For most of my life I can honestly say that I have experienced more bad than good. My life has been marked by suffering in such a way that if I am ever fortunate to finally meet with some success, I fear I may never be able to enjoy it. Often times it seems to me that my life ledger is grossly out of balance. In such circumstances, how does one carry on? Who do we hold accountable for disastrous fate? Even Van Gogh threw in the towel eventually and clocked out of this mortal coil. I think I carry on out of some kind of animalistic urge, akin to what Schopenhauer describes as “The Will.” It is a stubborn kind of thing, and it has prevented me from doing harm to myself in my weaker moments. At times like this, when I am at my worst, when it feels as if all my inner being is on fire and stuck in a perpetual, howling scream, I suddenly I remember why I believe in God. Only someone with total omnipotence and omnipresence would have the dedicated time and strength to commit to making my entire life one living Hell. This is why I say, believe in God, but do not trust.
“...Sometimes I wonder how all those who do not write, compose or paint can manage to escape the madness, the melancholia, the panic fear which is inherent in the human condition.” - Graham Greene.
“Art is the highest form of hope.” - Gerhard Richter.
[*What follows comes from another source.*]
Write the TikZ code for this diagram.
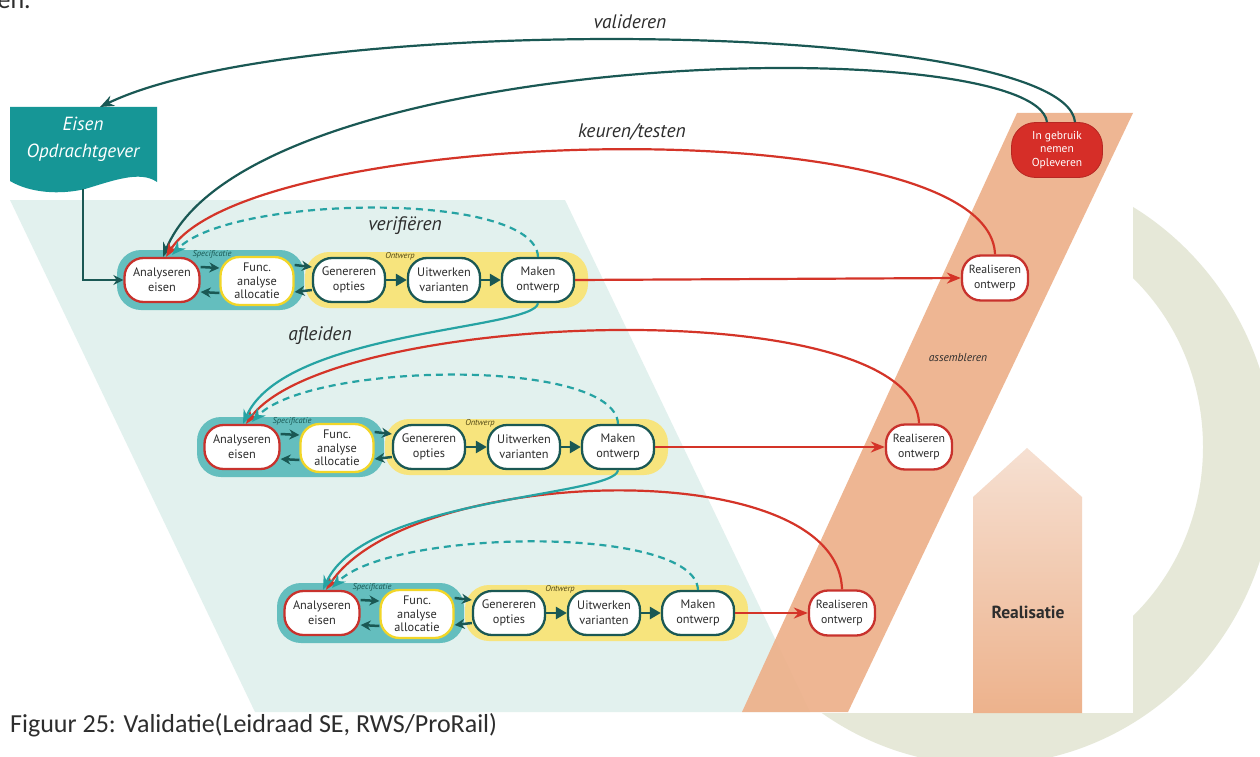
\documentclass[tikz,border=0pt]{standalone}
\usepackage{fontspec}
\setmainfont{PT Sans}
\newfontfamily\capfont{Carlito}
\usetikzlibrary{arrows.meta}

\definecolor{ringgrey}{RGB}{230,232,216}
\definecolor{paleteal}{RGB}{226,241,238}
\definecolor{peach}{RGB}{237,176,138}
\definecolor{darkteal}{RGB}{26,88,84}
\definecolor{midteal}{RGB}{38,163,163}
\definecolor{flagteal}{RGB}{22,150,150}
\definecolor{specteal}{RGB}{100,190,190}
\definecolor{designyellow}{RGB}{247,228,125}
\definecolor{arcred}{RGB}{212,52,40}
\definecolor{nodered}{RGB}{200,50,45}
\definecolor{funcyellow}{RGB}{242,214,40}
\definecolor{textgrey}{RGB}{45,45,45}
\definecolor{usered}{RGB}{214,46,40}

\tikzset{
  proc/.style={draw, line width=2.3pt, fill=white, rounded corners=19pt,
    minimum width=72pt, minimum height=44pt, inner sep=0pt, align=center,
    font=\fontsize{12.3}{15}\selectfont, text=textgrey},
  reqnode/.style={proc, draw=nodered, minimum width=75pt},
  funcnode/.style={proc, draw=funcyellow, minimum width=73pt, minimum height=48pt,
    font=\fontsize{12.3}{13.6}\selectfont},
  dsgnode/.style={proc, draw=darkteal},
  realnode/.style={proc, draw=nodered, minimum width=66pt, minimum height=45pt,
    font=\fontsize{11.8}{15}\selectfont},
  usenode/.style={fill=usered, draw=usered!85!black, line width=0.8pt,
    rounded corners=24pt, minimum width=91pt, minimum height=55pt, inner sep=0pt,
    align=center, text=white, font=\fontsize{11.5}{13.8}\selectfont},
  flow/.style={draw=darkteal, line width=2.5pt, -{Stealth[length=10pt,width=10pt]}},
  bigflow/.style={draw=darkteal, line width=2.5pt, -{Triangle[length=11pt,width=12pt]}},
  valarc/.style={draw=darkteal, line width=2.2pt, -{Stealth[length=14pt,width=11pt]}},
  redarc/.style={draw=arcred, line width=2.2pt, -{Stealth[length=14pt,width=11pt]}},
  derivarc/.style={draw=midteal, line width=2.2pt, -{Stealth[length=14pt,width=11pt]}},
  verarc/.style={draw=midteal, line width=2.2pt, dash pattern=on 7pt off 5pt,
    -{Stealth[length=14pt,width=11pt]}},
  bigitalic/.style={font=\fontsize{19.5}{23}\itshape, text=textgrey},
  grouplbl/.style={font=\fontsize{8.5}{9}\itshape, inner sep=0pt},
}

\begin{document}
\begin{tikzpicture}[x=1pt,y=-1pt]
\useasboundingbox (0,0) rectangle (1260,757);
\clip (0,0) rectangle (1260,757);
\fill[white] (0,0) rectangle (1260,757);

% background ring and the white diagram sheet
\fill[ringgrey, even odd rule] (985,465) ellipse [x radius=290pt, y radius=300pt]
                               (985,447) ellipse [x radius=218pt, y radius=230pt];
\fill[white] (0,0) rectangle (1133,713);

% design area and assembly band
\fill[paleteal] (10,200) -- (565,200) -- (810,712) -- (255,712) -- cycle;
\fill[peach, opacity=0.92] (1017,113) -- (1133,113) -- (848,712) -- (742,712) -- cycle;

% realisation arrow
\shade[top color={rgb,255:red,246;green,224;blue,210}, bottom color={rgb,255:red,237;green,178;blue,140}]
  (973,713) -- (973,497) -- (1027,448) -- (1082,497) -- (1082,713) -- cycle;
\node[font=\fontsize{17.5}{20}\bfseries, text=textgrey] (realtxt) at (1028,612) {Realisatie};

% text cut off at the top edge
\node[anchor=base east, font=\capfont\fontsize{26}{30}\selectfont, text=textgrey, inner sep=0pt] (prev) at (31,9) {en.};

% customer requirements flag
\fill[flagteal] (10,107) -- (157,107) -- (157,182)
  .. controls (140,170) and (112,181) .. (85,189)
  .. controls (60,195) and (30,193) .. (10,181) -- cycle;
\node[font=\fontsize{19}{27}\itshape\selectfont, text=white, align=center] (eisen) at (83,139) {Eisen\\Opdrachtgever};
\coordinate (eisentop) at (100,107);
\coordinate (eisenfoot) at (83,189);

% handover node
\node[usenode] (use) at (1057,150) {In gebruik\\nemen\\Opleveren};

% three levels of the design cycle
\foreach \i/\dx/\dy in {1/0/0, 2/80/167, 3/160/333} {
  \begin{scope}[shift={(\dx,\dy)}]
    \fill[specteal, rounded corners=24pt] (117,250) rectangle (304,310);
    \fill[designyellow, rounded corners=24pt] (305,252) rectangle (588,308);
    \node[grouplbl, text=darkteal] (spec\i) at (212,254) {Specificatie};
    \node[grouplbl, text={rgb,255:red,80;green,70;blue,20}] (ontw\i) at (400,256) {Ontwerp};
    \node[reqnode] (A\i) at (162,280) {Analyseren\\eisen};
    \node[funcnode] (F\i) at (257,281) {Func.\\analyse\\allocatie};
    \node[dsgnode] (G\i) at (349,280) {Genereren\\opties};
    \node[dsgnode] (U\i) at (444,280) {Uitwerken\\varianten};
    \node[dsgnode] (M\i) at (538,280) {Maken\\ontwerp};
  \end{scope}
  \draw[flow] ([yshift=13pt]A\i.east) -- ([yshift=13pt]F\i.west);
  \draw[flow] ([yshift=-12pt]F\i.west) -- ([yshift=-12pt]A\i.east);
  \draw[flow] ([yshift=16pt]F\i.east) -- ([yshift=13pt]G\i.west);
  \draw[flow] ([yshift=-10pt]G\i.west) -- ([yshift=-11pt]F\i.east);
  \draw[bigflow] (G\i.east) -- (U\i.west);
  \draw[bigflow] (U\i.east) -- (M\i.west);
}

% realisation nodes
\node[realnode] (R1) at (995,278) {Realiseren\\ontwerp};
\node[realnode] (R2) at (919,447) {Realiseren\\ontwerp};
\node[realnode] (R3) at (842,613) {Realiseren\\ontwerp};

% labels
\node[bigitalic] (lblval) at (630,22) {valideren};
\node[bigitalic] (lblkeur) at (632,132) {keuren/testen};
\node[bigitalic] (lblver) at (405,226) {verifiëren};
\node[bigitalic] (lblafl) at (320,336) {afleiden};
\node[font=\fontsize{11.5}{13}\itshape, text=textgrey] (lblasm) at (958,358) {assembleren};

% requirements into the first analysis
\draw[flow] (eisenfoot) |- (A1.west);

% validation
\draw[valarc] ([xshift=18pt]use.north) .. controls (1065,20) and (300,10) .. (eisentop);
\draw[valarc] ([xshift=-10pt]use.north) .. controls (1035,30) and (250,45) .. ([xshift=1pt]A1.north);

% design to realisation
\draw[redarc] (M1.east) -- (R1.west);
\draw[redarc] (M2.east) -- (R2.west);
\draw[redarc] (M3.east) -- (R3.west);

% inspection and testing
\draw[redarc] (R1.north) .. controls (990,105) and (250,125) .. ([xshift=4pt]A1.north);
\draw[redarc] (R2.north) .. controls (915,290) and (330,310) .. ([xshift=4pt]A2.north);
\draw[redarc] (R3.north) .. controls (838,452) and (410,465) .. ([xshift=4pt]A3.north);

% verification
\draw[verarc] (M1.north) .. controls (535,190) and (230,195) .. ([xshift=10pt,yshift=2pt]A1.north);
\draw[verarc] (M2.north) .. controls (615,357) and (310,362) .. ([xshift=10pt,yshift=2pt]A2.north);
\draw[verarc] (M3.north) .. controls (695,524) and (390,529) .. ([xshift=10pt,yshift=2pt]A3.north);

% derivation to the next level
\draw[derivarc] (M1.south) .. controls (535,330) and (285,330) .. ([xshift=1pt]A2.north);
\draw[derivarc] (M2.south) .. controls (615,497) and (365,497) .. ([xshift=1pt]A3.north);

% caption
\node[anchor=west, font=\capfont\fontsize{26}{30}\selectfont, text=textgrey, inner sep=0pt] (caption) at (10,725) {Figuur 25: Validatie(Leidraad SE, RWS/ProRail)};
\end{tikzpicture}
\end{document}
But there is another reason why I believe in God. I trace it back to my youth and the old romantic in me. It is buried deep, and sometimes I have to dig for it, but I know that a more benevolent God can be found in Nature and in Art. Perhaps the blame for my sufferings can be placed, as Saint Augustine suggests, squarely in the hands of mankind. Perhaps the blame for my sufferings can be placed on the electric chemistry of my brain. John Milton tells us in Paradise Lost, “The mind is its own place, and in itself can make a heaven of hell, a hell of heaven..” This is true, to an extent, but this does not account for the undeniable amount of bad fortune that has has been my lot, only my reception of it. I have many questions about life, suffering, and the fate of mankind. Reading, writing, making art are my attempts at trying to find answers to these questions, though I confess I have, for the most part, come up empty handed. Many of my questions remain unanswered. At least the process is cathartic, and has, at times, given me peace. Perhaps the process of making art is God's mercy. Perhaps God is trying to redeem us through Art.
“Now there are no priests or philosophers left, artists are the most important people in the world.” Gerhard Richter.
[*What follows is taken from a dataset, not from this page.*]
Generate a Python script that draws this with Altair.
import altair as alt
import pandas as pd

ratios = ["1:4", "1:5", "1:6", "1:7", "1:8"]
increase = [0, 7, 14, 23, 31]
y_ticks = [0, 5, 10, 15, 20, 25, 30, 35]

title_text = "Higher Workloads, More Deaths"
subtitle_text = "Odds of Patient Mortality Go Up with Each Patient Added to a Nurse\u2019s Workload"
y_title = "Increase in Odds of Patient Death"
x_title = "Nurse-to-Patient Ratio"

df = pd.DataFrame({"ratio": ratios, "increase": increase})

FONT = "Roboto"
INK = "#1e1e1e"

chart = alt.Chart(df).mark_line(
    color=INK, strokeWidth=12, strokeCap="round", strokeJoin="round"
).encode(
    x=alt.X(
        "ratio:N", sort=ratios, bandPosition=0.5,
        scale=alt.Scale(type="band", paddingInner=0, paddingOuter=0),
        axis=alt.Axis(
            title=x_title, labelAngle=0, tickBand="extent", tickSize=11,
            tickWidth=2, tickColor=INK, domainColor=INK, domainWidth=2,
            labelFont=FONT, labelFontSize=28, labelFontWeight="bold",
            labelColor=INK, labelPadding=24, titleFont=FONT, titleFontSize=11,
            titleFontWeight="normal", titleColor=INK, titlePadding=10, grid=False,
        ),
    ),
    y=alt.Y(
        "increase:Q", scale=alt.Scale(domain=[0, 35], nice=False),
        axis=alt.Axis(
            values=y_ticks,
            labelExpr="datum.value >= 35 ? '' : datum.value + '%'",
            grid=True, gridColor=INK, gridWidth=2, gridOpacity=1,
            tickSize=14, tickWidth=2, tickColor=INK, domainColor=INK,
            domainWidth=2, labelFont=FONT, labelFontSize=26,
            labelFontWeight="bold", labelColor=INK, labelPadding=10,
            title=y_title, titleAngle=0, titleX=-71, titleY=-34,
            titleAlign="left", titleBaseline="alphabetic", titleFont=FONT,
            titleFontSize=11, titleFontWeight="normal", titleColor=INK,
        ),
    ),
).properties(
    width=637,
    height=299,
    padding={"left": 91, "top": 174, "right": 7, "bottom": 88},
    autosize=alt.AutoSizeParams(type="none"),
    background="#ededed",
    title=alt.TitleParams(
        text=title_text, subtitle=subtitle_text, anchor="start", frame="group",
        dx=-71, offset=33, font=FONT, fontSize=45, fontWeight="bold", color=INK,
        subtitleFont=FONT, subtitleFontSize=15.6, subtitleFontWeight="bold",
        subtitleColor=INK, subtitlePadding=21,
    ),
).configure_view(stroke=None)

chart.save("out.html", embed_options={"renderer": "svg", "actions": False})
Considering some of Richter's other comments on the connection between religion and art, namely that art is a religion, I think it might be safe to say that in the quote above, Richter is suggesting that artists could, and perhaps should, take on the role of both priest and philosopher. In the West at least, I feel that there has been a growing doubt in the power of organized religion to solve our modern woes, and a growing doubt that an omnipotent, omnipresent, and benevolent God may exist at all. If these people are like myself, they may have questions that they would like answered, or at least would like the solace that can only be found in beauty. Artists, then, can take up the role left behind by priests and philosophers. I think this might be a noble calling, maybe even more noble than using art as a political prop, but certainly more noble than using art as an entertainment tool, or an advertisement for a product.